We'd developed a taste for hot water after our Hanmer soak, and an hour up the road we stumble across the wild, build-your-own-boulder-pools upstream from the Sylvia Flats rest area. The natural springs bubble up in Lewis River's shallows and, with a bit of rearranging, we're soon submerged in 40C of fresh bliss. Only our heads are above the surface, which seems to be the signal for every sandfly east of the Alps to swarm and suck face.
We could have stopped at the country's most authentic onsen (Japanese-style scrub-n-soak hot baths) at Maruia Springs but we're excited to be over the Divide and heading for Murchison's famous merchandise.
The roll north up SH65 along the Maruia and Shenandoah Rivers is another distracting (for passengers) cruise - unpopulated, gloriously forested and remote enough to be restful. So hauling into the throbbing metropolis of Murchison - and more pertinently to one of the great second-hand emporia in the country - is like coming home from the hunt.
A couple of trophy purchases later (her mid-century turned-totara bowls; his quiver of old chisels) we're winding up the Buller on SH6 and lacing up for an afternoon walk at St Arnaud, HQ of Nelson Lakes National Park on the shores of Lake Rotoiti.
The beech forest circuit through habitat rescued from honeydew-plundering wasps is a piece of magical farawayland. It's also an environmental success story that is testament to hard graft by DoC and local volunteers.
The National Park HQ is worth a good long pause, but soon it's time to motor on up SH6 to Kohatu Junction, where a pub meal at one of the country's oldest staging posts makes a restorative break before a night in Nelson.

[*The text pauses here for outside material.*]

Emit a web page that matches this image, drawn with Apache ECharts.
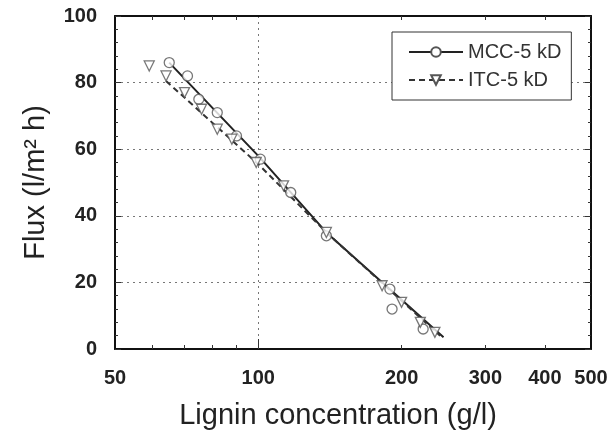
<!DOCTYPE html>
<html><head><meta charset="utf-8">
<script src="https://cdn.jsdelivr.net/npm/echarts@6/dist/echarts.min.js"></script>
<style>html,body{margin:0;padding:0;background:#fff}#c{width:615px;height:438px}</style>
</head><body><div id="c"></div>
<script>
const mccX=[65,71,75,82,90,101,117,139,189,191,222];
const mccY=[86,82,75,71,64,57,47,34,18,12,6];
const itcX=[59,64,70,76,82,88,99,113,139,182,200,219,235];
const itcY=[85,82,77,72,66,63,56,49,35,19,14,8,5];
const mccFitX=[65,100,139,245];
const mccFitY=[86,58,35,3.5];
const itcFitX=[64,100,139,241];
const itcFitY=[80.5,55.5,35,4];
const xTickLabels=[50,100,200,300,400,500];
const xMinorTicks=[60,70,80,90,200,300,400];
const xMajorTicks=[100];
const seriesNames=['MCC-5 kD','ITC-5 kD'];

const pairs=(xs,ys)=>xs.map((x,i)=>[x,ys[i]]);
const FONT="'Liberation Sans', Arial, sans-serif";
const axisLineStyle={color:'#111',width:2};
const ptStyle={color:'#fff',borderColor:'#555',borderWidth:1.3};

const chart=echarts.init(document.getElementById('c'),null,{renderer:'canvas'});
chart.setOption({
  animation:false,
  backgroundColor:'#fff',
  textStyle:{fontFamily:FONT},
  grid:{left:115,right:24,top:16,bottom:89,containLabel:false},
  legend:{
    data:seriesNames, orient:'vertical', left:392, top:32,
    padding:[10,10,10,16], itemGap:8, itemWidth:54, itemHeight:12,
    borderColor:'#333', borderWidth:1, backgroundColor:'#fff',
    textStyle:{fontFamily:FONT,fontSize:20,color:'#333'}
  },
  xAxis:[
    {type:'log',logBase:10,min:50,max:500,position:'bottom',
     axisLine:{show:true,lineStyle:axisLineStyle},
     axisTick:{show:true,inside:true,length:4,customValues:xMinorTicks,lineStyle:{color:'#333',width:1}},
     axisLabel:{customValues:xTickLabels,fontFamily:FONT,fontSize:20,fontWeight:'bold',color:'#222',margin:19},
     splitLine:{show:false},
     name:'Lignin concentration (g/l)',nameLocation:'middle',nameGap:52,
     nameTextStyle:{fontFamily:FONT,fontSize:29,color:'#222',padding:[0,30,0,0]}
    },
    {type:'log',logBase:10,min:50,max:500,position:'bottom',
     axisLine:{show:false},
     axisTick:{show:true,inside:true,length:10,customValues:xMajorTicks,lineStyle:{color:'#333',width:1}},
     axisLabel:{show:false},
     splitLine:{show:true,lineStyle:{color:'#777',width:1,type:[2,4]}}
    },
    {type:'log',logBase:10,min:50,max:500,position:'top',
     axisLine:{show:true,lineStyle:axisLineStyle},
     axisTick:{show:true,inside:true,length:4,customValues:xMinorTicks,lineStyle:{color:'#333',width:1}},
     axisLabel:{show:false},splitLine:{show:false}
    }
  ],
  yAxis:[
    {type:'value',min:0,max:100,interval:20,position:'left',
     axisLine:{show:true,lineStyle:axisLineStyle},
     axisTick:{show:true,inside:true,length:6,lineStyle:{color:'#333'}},
     minorTick:{show:true,splitNumber:5,length:3,lineStyle:{color:'#333'}},
     axisLabel:{fontFamily:FONT,fontSize:20,fontWeight:'bold',color:'#222',margin:18},
     splitLine:{show:true,lineStyle:{color:'#777',width:1,type:[2,4]}},
     name:'Flux (l/m² h)',nameLocation:'middle',nameGap:65,
     nameTextStyle:{fontFamily:FONT,fontSize:29,color:'#222'}
    },
    {type:'value',min:0,max:100,interval:20,position:'right',
     axisLine:{show:true,lineStyle:axisLineStyle},
     axisTick:{show:true,inside:true,length:6,lineStyle:{color:'#333'}},
     minorTick:{show:true,splitNumber:5,length:3,lineStyle:{color:'#333'}},
     axisLabel:{show:false},splitLine:{show:false}
    }
  ],
  series:[
    {name:seriesNames[0],type:'line',xAxisIndex:0,yAxisIndex:0,data:pairs(mccFitX,mccFitY),
     symbol:'circle',symbolSize:10,showSymbol:false,
     lineStyle:{color:'#222',width:2},itemStyle:ptStyle,z:3},
    {name:seriesNames[1],type:'line',xAxisIndex:0,yAxisIndex:0,data:pairs(itcFitX,itcFitY),
     symbol:'triangle',symbolRotate:180,symbolSize:10,showSymbol:false,
     lineStyle:{color:'#333',width:2,type:[6,4]},itemStyle:ptStyle,z:3},
    {name:'MCC points',type:'scatter',xAxisIndex:0,yAxisIndex:0,data:pairs(mccX,mccY),
     symbol:'circle',symbolSize:10,itemStyle:ptStyle,z:4},
    {name:'ITC points',type:'scatter',xAxisIndex:0,yAxisIndex:0,data:pairs(itcX,itcY),
     symbol:'triangle',symbolRotate:180,symbolSize:10,itemStyle:ptStyle,z:4}
  ]
});
</script></body></html>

A couple of nights at Wakefield Quay B&B offers the alternatives of long, sunny, seafood lunches overlooking the Boulder Bank at the Boat Shed across the road, or motoring a circuit of Motueka, Upper Moutere and Mapua.
Nelson's and Tasman's inveterate producers of apples, hops and smoked seafood complement the vineyards that produce a dozen delicious wines, from gewurztraminer to pinot noir.
Our boot is well-stocked as we cross Pelorus Bridge over a blue-green river and wind through Havelock and Queen Charlotte Drive to Picton for our passage back to reality.